Currently, most research on updating a model's knowledge focuses on text or images. No one has really looked at how to efficiently change what these models understand about *sounds*. It's harder than just changing a fact because sound understanding involves more abstract qualities, and changing one thing about a sound shouldn't mess up other things the model knows about it. Also, edits need to work consistently even when multiple changes are made one after another.
What's the solution?
The researchers created a benchmark called SAKE, which is a set of tests designed to evaluate how well different methods can edit auditory attributes in large audio-language models. They tested seven different editing methods on two different models, looking at how reliable the changes were, how well they applied to different situations, how localized the changes were to the sound itself (and not affecting other things), and how easily the edits could be transferred to other models.
Why it matters?
This work is important because it opens up a new area of research for improving these models. Being able to easily update what models 'know' about sounds is crucial for making them more useful in real-world applications like voice assistants, sound editing software, and understanding complex audio environments.

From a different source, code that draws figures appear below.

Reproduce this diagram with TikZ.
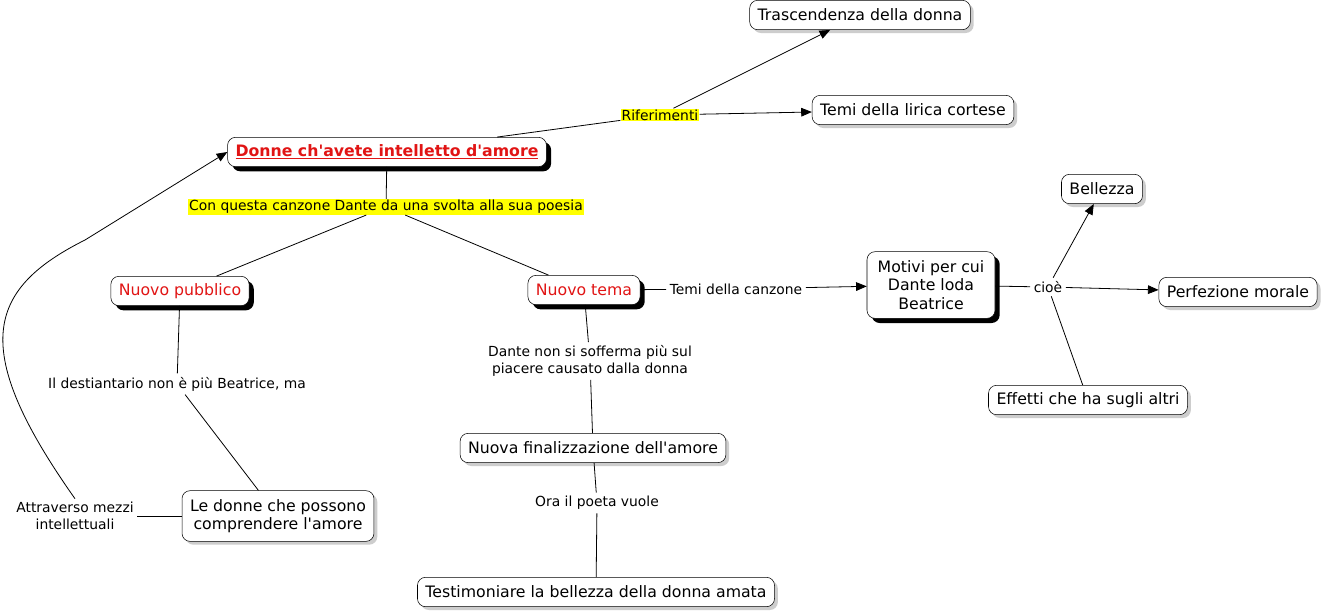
\documentclass[tikz,border=0pt]{standalone}
\usepackage{fontspec}
\setmainfont{DejaVu Sans}
\usetikzlibrary{arrows.meta,shadows,positioning}
\definecolor{conceptred}{RGB}{225,20,20}
\definecolor{hilite}{RGB}{255,255,0}
\definecolor{softshadow}{RGB}{205,205,205}
\newcommand{\conceptfont}{\fontsize{11.8}{14}\selectfont}
\newcommand{\linkfont}{\fontsize{10.4}{12.5}\selectfont}
\newcommand{\apo}{\textquotesingle}

\begin{document}
\begin{tikzpicture}[
    x=0.75pt, y=-0.75pt,
    cbox/.style={draw, rounded corners=6pt, fill=white, font=\conceptfont, align=center, inner xsep=6pt, inner ysep=3pt, minimum height=22pt},
    concept/.style={cbox, drop shadow={shadow xshift=2.5pt, shadow yshift=-2.5pt, fill=softshadow, opacity=1}},
    strongconcept/.style={cbox, drop shadow={shadow xshift=3.5pt, shadow yshift=-3.5pt, fill=black, opacity=1}},
    linklabel/.style={font=\linkfont, align=center, inner sep=2.5pt},
    marked/.style={linklabel, fill=hilite, inner sep=0.8pt},
    link/.style={draw, line width=0.6pt},
    arrow/.style={link, -{Triangle[length=8pt, width=6.5pt]}}
]
\path[use as bounding box, fill=white] (0,0) rectangle (1324,612);

% Concetto centrale
\node[strongconcept, text=conceptred, font=\conceptfont\bfseries] (main) at (387,152) {\underline{Donne ch\apo avete intelletto d\apo amore}};

% Riferimenti
\node[marked] (rif) at (660,115) {Riferimenti};
\node[concept] (trasc) at (860,15) {Trascendenza della donna};
\node[concept] (lirica) at (913,110) {Temi della lirica cortese};

% La svolta
\node[marked] (svolta) at (386,207) {Con questa canzone Dante da una svolta alla sua poesia};
\node[strongconcept, text=conceptred] (pubblico) at (180,291) {Nuovo pubblico};
\node[strongconcept, text=conceptred] (tema) at (584,290) {Nuovo tema};

% Temi della canzone
\node[linklabel] (temicanz) at (736,289) {Temi della canzone};
\node[strongconcept, minimum width=96pt, minimum height=50pt] (motivi) at (931,285) {Motivi per cui\\Dante loda\\Beatrice};
\node[linklabel] (cioe) at (1048,287) {cioè};
\node[concept] (bellezza) at (1102,189) {Bellezza};
\node[concept] (perfezione) at (1238,292) {Perfezione morale};
\node[concept] (effetti) at (1088,400) {Effetti che ha sugli altri};

% Nuovo tema
\node[linklabel] (sofferma) at (590,361) {Dante non si sofferma più sul\\piacere causato dalla donna};
\node[concept] (finaliz) at (593,448) {Nuova finalizzazione dell\apo amore};
\node[linklabel] (ora) at (597,503) {Ora il poeta vuole};
\node[concept] (testim) at (596,592) {Testimoniare la bellezza della donna amata};

% Nuovo pubblico
\node[linklabel] (destin) at (177,384) {Il destiantario non è più Beatrice, ma};
\node[concept, minimum height=38pt] (ledonne) at (278,516) {Le donne che possono\\comprendere l\apo amore};
\node[linklabel] (mezzi) at (75,516) {Attraverso mezzi\\intellettuali};

% Collegamenti
\draw[link] (main) -- (rif);
\draw[arrow] (rif) -- (trasc);
\draw[arrow] (rif) -- (lirica);
\draw[link] (main) -- (svolta);
\draw[link] (svolta) -- (pubblico);
\draw[link] (svolta) -- (tema);
\draw[link] (tema) -- (temicanz);
\draw[arrow] (temicanz) -- (motivi);
\draw[link] (motivi) -- (cioe);
\draw[arrow] (cioe) -- (bellezza);
\draw[arrow] (cioe) -- (perfezione);
\draw[link] (effetti) -- (cioe);
\draw[link] (tema) -- (sofferma);
\draw[link] (sofferma) -- (finaliz);
\draw[link] (finaliz) -- (ora);
\draw[link] (ora) -- (testim);
\draw[link] (pubblico) -- (destin);
\draw[link] (destin) -- (ledonne);
\draw[link] (ledonne) -- (mezzi);
\draw[arrow] (mezzi.north) .. controls (-30,350) and (-15,290) .. (85,240) -- (main.west);

\end{tikzpicture}
\end{document}
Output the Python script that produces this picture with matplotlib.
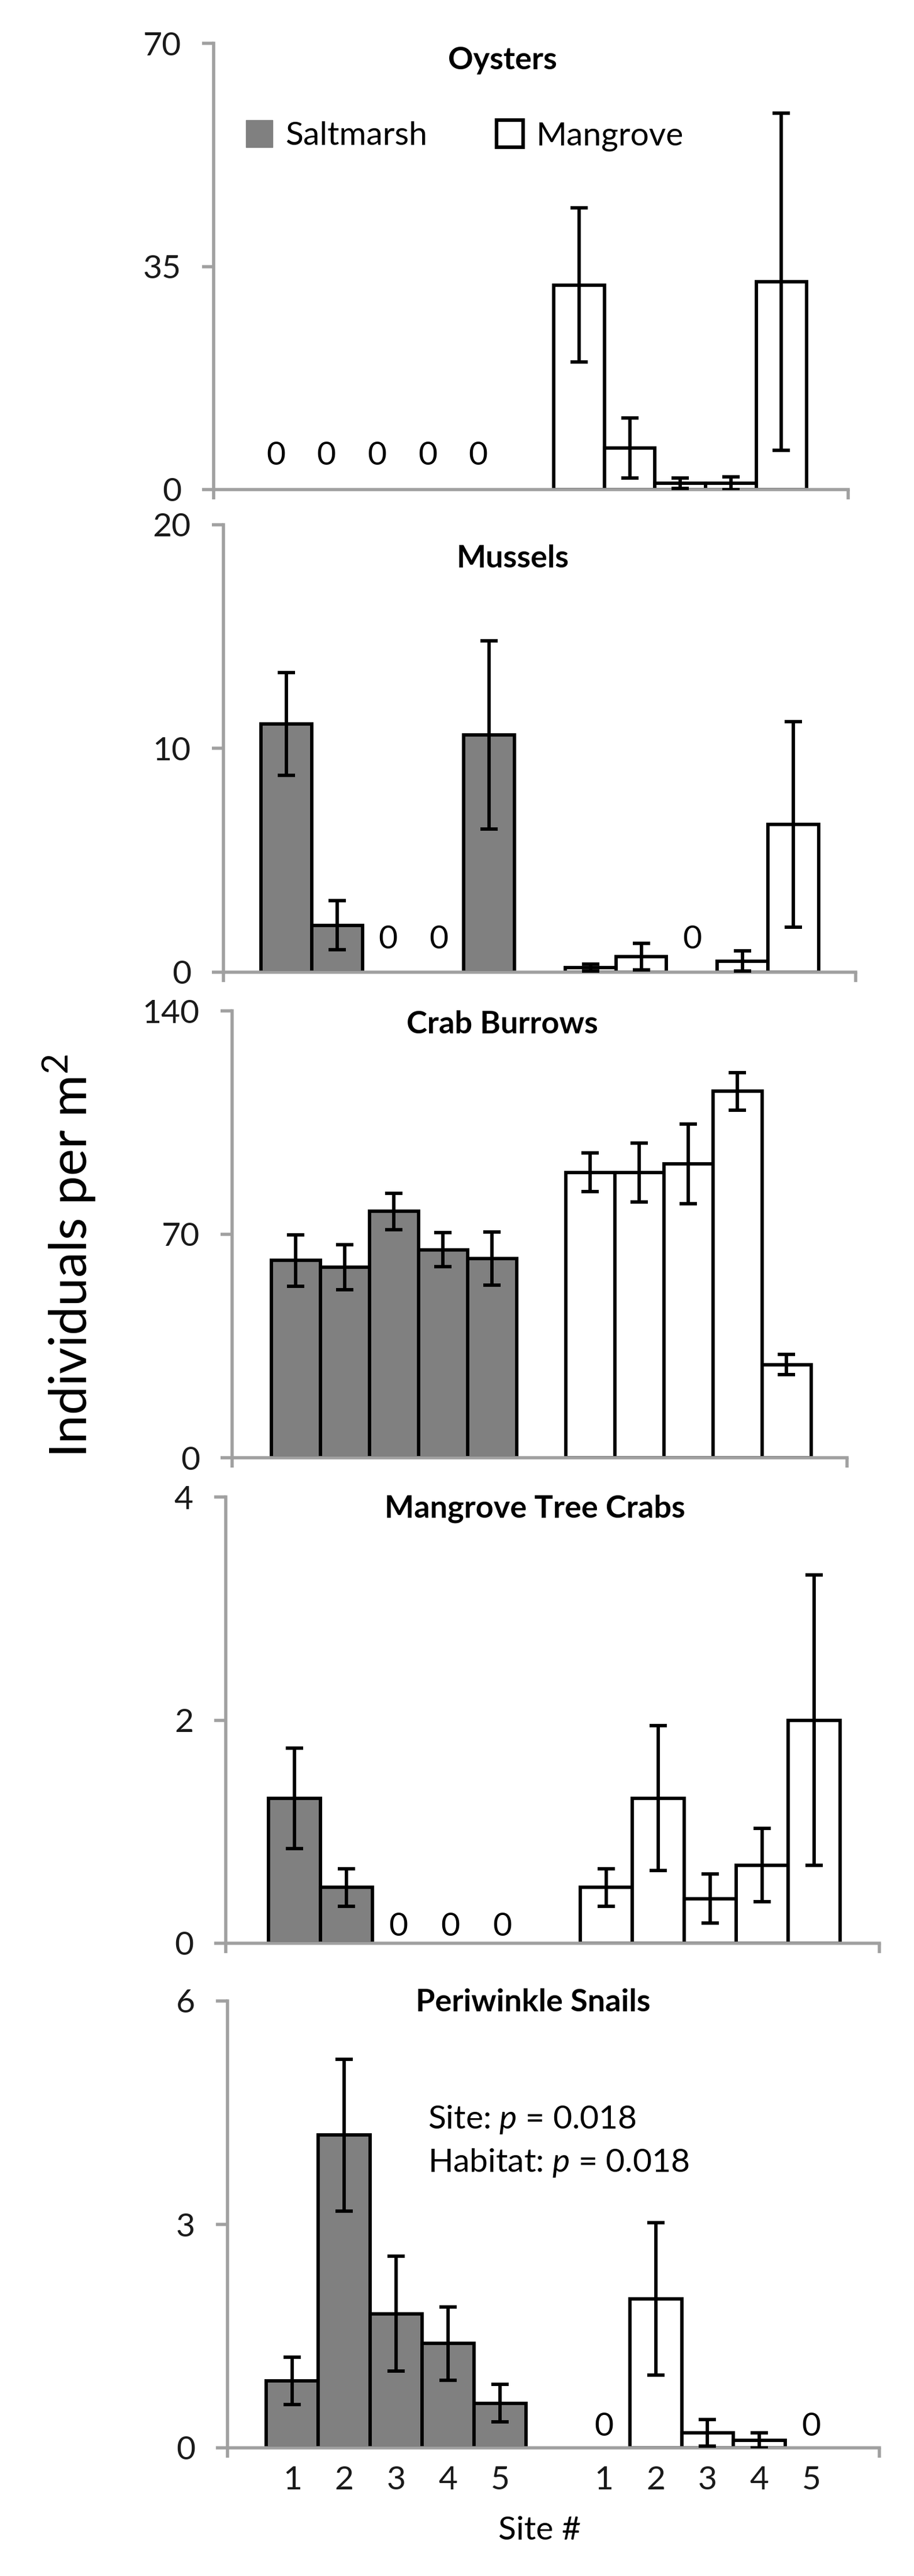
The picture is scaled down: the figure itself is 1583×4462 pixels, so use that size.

It helps us move beyond models that just understand text and images to ones that can truly understand the world around us through sound.
Abstract
Knowledge editing offers an efficient way to update model knowledge without full retraining, but prior work has concentrated almost exclusively on textual or visual modalities. We introduce SAKE, the first benchmark specifically designed for editing auditory attribute knowledge in Large Audio-Language Models (LALMs). Unlike factual updates, SAKE targets several abstract auditory attributes, capturing knowledge types that go beyond conventional textual and visual domains. We benchmark seven editing methods on two LALMs along four dimensions: reliability, generality, audio/text locality, and portability. Results highlight challenges such as preserving intra-attribute knowledge unrelated to the edit, generalizing edits to multimodal reasoning, and maintaining edits under sequential updates. SAKE provides a principled framework to study how knowledge editing extends to the auditory modalities, opening new directions for maintaining and adapting LALMs in more diverse real-world scenarios.